The central bank is pushing for legislation of an Islamic banking system that would promote financial inclusion and trigger inflows of foreign investments for Muslims all over the Philippines, the Bangko Sentral ng Pilipinas (BSP) said.
In a speech during the recently concluded Summit on Bangsamoro Economic Development, BSP Deputy Governor Diwa Guinigundo said the country’s monetary authority has collaborated with partners in both Houses of Congress to institute a legal framework for the conduct of Islamic banking in the country.
“If Congress will enact the Islamic banking bill, the development of Islamic banking and finance can promote financial inclusion, especially for our Muslim brothers. It may also trigger inflows of foreign investments which can, in turn, be deployed to building key infrastructures,” Guinigundo said.
“Currently, there is only one Islamic bank in the country, the Al Amanah Islamic Investment Bank, which was established in 1973. However, the progress of Islamic banking has been hampered by the lack of a legal framework,” he said.
Guinigundo pointed out that the existing tax laws and regulations have created disparities that subject Islamic financial products to more taxes, making them less competitive in the market.
He added that the absence of a legal framework for Islamic banking is also reflected in the absence of economic infrastructure, such as a lender of last resort, a deposit insurance system and secondary markets for such purposes.
Such legal deficiency has also spawned a lack of experts in Islamic banking and finance, which leads to a lack of investor awareness and, consequently, provides for low acceptance of Islamic banking in the country.
Given this, and pending legislation in Congress, the bill is supported by the central bank, which said it aims to level the playing field between Islamic and regular commercial banks.
“We call on Congress to enact legislation that will amend the Charter of the Al Amanah Islamic Investment Bank and, more importantly, to institute a legal framework for Islamic banking,” the deputy governor said.

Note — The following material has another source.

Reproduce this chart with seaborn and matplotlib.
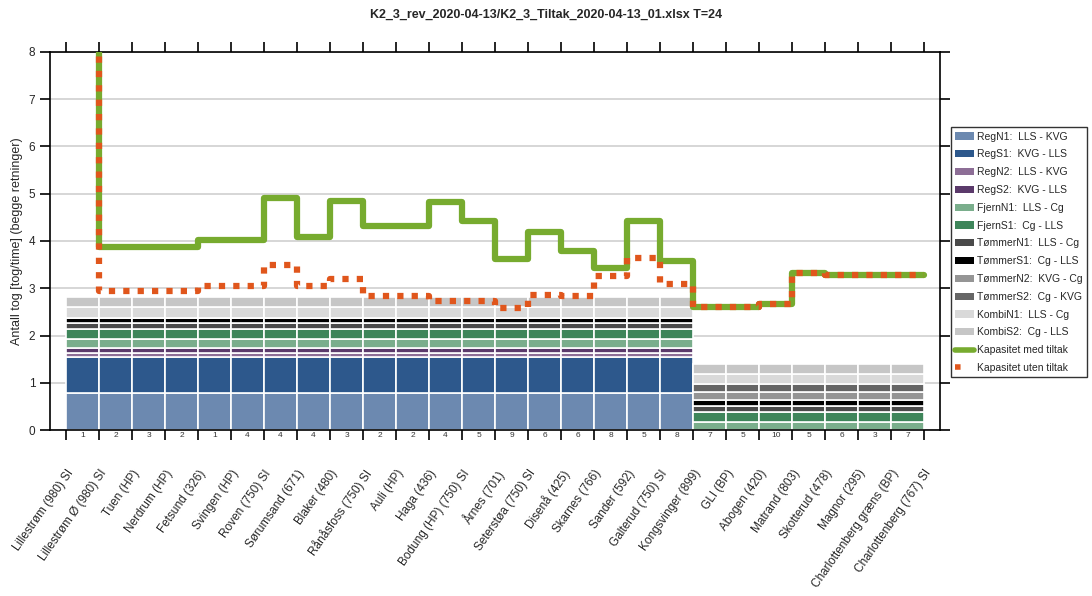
import matplotlib
matplotlib.use("Agg")
import matplotlib.pyplot as plt
import seaborn as sns
import numpy as np
from matplotlib.patches import Patch
from matplotlib.lines import Line2D

sns.set_theme(style="white")
plt.rcParams['font.family'] = ['Liberation Sans', 'DejaVu Sans']

stations = ["Lillestrøm (980) SI", "Lillestrøm Ø (980) SI", "Tuen (HP)", "Nerdrum (HP)", "Fetsund (326)",
            "Svingen (HP)", "Roven (750) SI", "Sørumsand (671)", "Blaker (480)", "Rånåsfoss (750) SI",
            "Auli (HP)", "Haga (436)", "Bodung (HP) (750) SI", "Årnes (701)", "Seterstøa (750) SI",
            "Disenå (425)", "Skarnes (766)", "Sander (592)", "Galterud (750) SI", "Kongsvinger (899)",
            "GLI (BP)", "Abogen (420)", "Matrand (803)", "Skotterud (478)", "Magnor (295)",
            "Charlottenberg græns (BP)", "Charlottenberg (767) SI"]
seg_numbers = [1, 2, 3, 2, 1, 4, 4, 4, 3, 2, 2, 4, 5, 9, 6, 6, 8, 5, 8, 7, 5, 10, 5, 6, 3, 7]

categories = ["RegN1:  LLS - KVG", "RegS1:  KVG - LLS", "RegN2:  LLS - KVG", "RegS2:  KVG - LLS",
              "FjernN1:  LLS - Cg", "FjernS1:  Cg - LLS", "TømmerN1:  LLS - Cg", "TømmerS1:  Cg - LLS",
              "TømmerN2:  KVG - Cg", "TømmerS2:  Cg - KVG", "KombiN1:  LLS - Cg", "KombiS2:  Cg - LLS"]
colors = ["#6c89b0", "#2d588c", "#8d6e96", "#5b3a6b", "#7aae8c", "#3e855a",
          "#4a4a4a", "#000000", "#959595", "#666666", "#d9d9d9", "#c6c6c6"]
# per-category values for the LLS-KVG part (19 segments) and KVG-Cg part (7 segments)
values_lls_kvg = [0.78, 0.77, 0.09, 0.09, 0.19, 0.21, 0.13, 0.12, 0.0, 0.0, 0.22, 0.21]
values_kvg_cg = [0.0, 0.0, 0.0, 0.0, 0.18, 0.21, 0.12, 0.12, 0.17, 0.17, 0.21, 0.21]
n_left, n_right = 19, 7

kap_med = [10, 3.87, 3.87, 3.87, 4.02, 4.02, 4.9, 4.08, 4.85, 4.31, 4.31, 4.83, 4.43, 3.62, 4.2,
           3.79, 3.43, 4.43, 3.58, 2.61, 2.61, 2.66, 3.33, 3.28, 3.28, 3.28]
kap_uten = [10, 2.95, 2.95, 2.95, 3.05, 3.05, 3.5, 3.05, 3.2, 2.84, 2.84, 2.73, 2.73, 2.59, 2.86,
            2.84, 3.26, 3.64, 3.09, 2.61, 2.61, 2.66, 3.33, 3.28, 3.28, 3.28]

fig = plt.figure(figsize=(10.92, 5.96), dpi=100)
ax = fig.add_axes([0.0458, 0.2785, 0.815, 0.6343])

nseg = len(seg_numbers)
xc = np.arange(nseg) + 0.5
bottom = np.zeros(nseg)
for cat, col, vl, vr in zip(categories, colors, values_lls_kvg, values_kvg_cg):
    h = np.array([vl] * n_left + [vr] * n_right)
    ax.bar(xc, h, width=1.0, bottom=bottom, color=col, edgecolor="white", linewidth=1.2, zorder=2)
    bottom += h

edges = np.arange(nseg + 1)
ax.step(edges, kap_med + [kap_med[-1]], where="post", color="#77ab2f", lw=4.5, zorder=3)
ax.step(edges, kap_uten + [kap_uten[-1]], where="post", color="#e0561c", lw=4.5,
        dashes=(1.0, 1.3), zorder=4)

ax.set_xlim(-0.485, 26.48)
ax.set_ylim(0, 8)
ax.set_yticks(range(9))
ax.yaxis.grid(True, color="#d0d0d0", lw=1.2, zorder=0)
ax.set_axisbelow(True)
ax.set_xticks(edges)
ax.set_xticklabels(stations, rotation=55, ha="right", rotation_mode="anchor", fontsize=8.5)
ax.tick_params(axis="x", which="both", bottom=True, top=True, direction="out", length=7, pad=20,
               width=1.2, color="black")
ax.tick_params(axis="y", left=True, right=True, direction="out", length=7, width=1.2,
               labelsize=8.5, color="black")
for s in ax.spines.values():
    s.set_color("black")
    s.set_linewidth(1.2)
for x, n in zip(xc, seg_numbers):
    ax.text(x, -0.05, str(n), ha="center", va="top", fontsize=6, color="#333333")
ax.set_ylabel("Antall tog [tog/time] (begge retninger)", fontsize=9)
fig.suptitle("K2_3_rev_2020-04-13/K2_3_Tiltak_2020-04-13_01.xlsx T=24", fontsize=9,
             fontweight="bold", y=0.985)

handles = [Patch(facecolor=c, edgecolor="none") for c in colors]
handles += [Line2D([], [], color="#77ab2f", lw=4),
            Line2D([], [], color="#e0561c", lw=4, dashes=(1, 2.5))]
labels = categories + ["Kapasitet med tiltak", "Kapasitet uten tiltak"]
leg = fig.legend(handles, labels, loc="upper left", bbox_to_anchor=(0.866, 0.795), fontsize=7.5,
                 frameon=True, fancybox=False, edgecolor="black", labelspacing=0.75,
                 handlelength=1.8, handletextpad=0.3, borderpad=0.4)
leg.get_frame().set_linewidth(1.0)
fig.savefig("out.png", dpi=100)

The framework is expected to provide for the organization and regulation of an Islamic banking system in the Philippines, create Shari’ah advisory councils, grant tax neutrality and put in place financial facilities for Islamic banks, as well as a consumer protection and capacity building program.
Additionally, Guinigundo also pointed out that a separate legal infrastructure being supported by the BSP in the Philippine Development Plan will provide an enabling environment that accommodates and facilitates the development of the sukuk industry, a clear and efficient system that preserves the enforceability of Islamic financial contracts; and a credible and reliable forum for settlement of legal disputes arising from Islamic finance transactions.
The central bank will now study how to extend the benefits of its credit surety fund (CSF) scheme to Muslims by making it Shari’ah-compliant.
“In this manner, the Islamic community will have access to funds even if facing collateral constraints,” Guinigundo said.
CSF is a credit enhancement scheme developed by the BSP to improve the bankability and creditworthiness of micro, small and medium enterprises (MSMEs), including cooperatives, which otherwise cannot obtain financing from banks due to lack of acceptable collaterals, credit knowledge and credit track records.
It is a fund generated by pooling the contributions of cooperatives or non-government organizations, local governments, partner institutions that serve as security for loan of MSMEs from banks in lieu of traditional collaterals.